Bicycles in NYC are serious business though. I've known people who were
slapped with hundreds of dollars in violations _and_ summonses in one sitting.
I know one guy who was car-doored on a narrow street and woke up hospitalized
and missing teeth. I've also heard similar stories of males and females drunk
bicycling home at night that also ended in serious hospital visits.

More often than not, males in their 20's are on skateboards, and certainly
falling a lot, but usually with a degree of anticipation and a strategy for
absorbing and surviving the fall.
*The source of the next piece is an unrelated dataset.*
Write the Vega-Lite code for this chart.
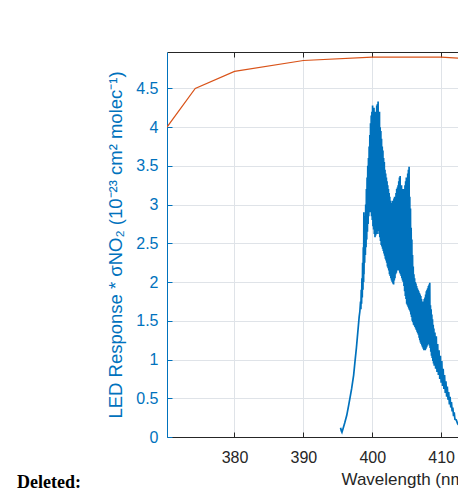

Otherwise, males under 40 and not on
skateboards seem to be keenly aware of their own lack of athletic inclination
and poorly trained physical coordination (myself included; I like my teeth).

------
malandrew
Interestingly they don't mention helmets and hair as one possible contributor
of the gender gap in bicycle ridership (and motorcycles too).

Bicycling is an activity where you should be wearing a helmet for safety, and
this is at odds with styling your hair in the morning since that helmet with
mess up many styles of longer hair.

However, that being said, this data comes from city bikesharing services,
which often don't involve helmet usage.

I also wonder how much clothing choices impact ridership. Unisex clothing
choices (pants, shorts) are more convenient for bicycle riding than skirts and
dresses.

I'm curious, if you normalize the data to discount women who spend a lot of
time on their appearance (particularly their hair) and discount the percentage
of women who are not wearing unisex clothes, do the numbers more closely hit a
50-50 distribution.

Lastly, I'd love to see what data Google has on bicycle ridership for Google
Bikes on its Mountain View campus (relative to the ratio of men-to-women at
Google of course)

------
jgalt212
I, a male, don't bike for exercise because it's bad for the main vein. I
wonder how big the gap would be if this weren't the case.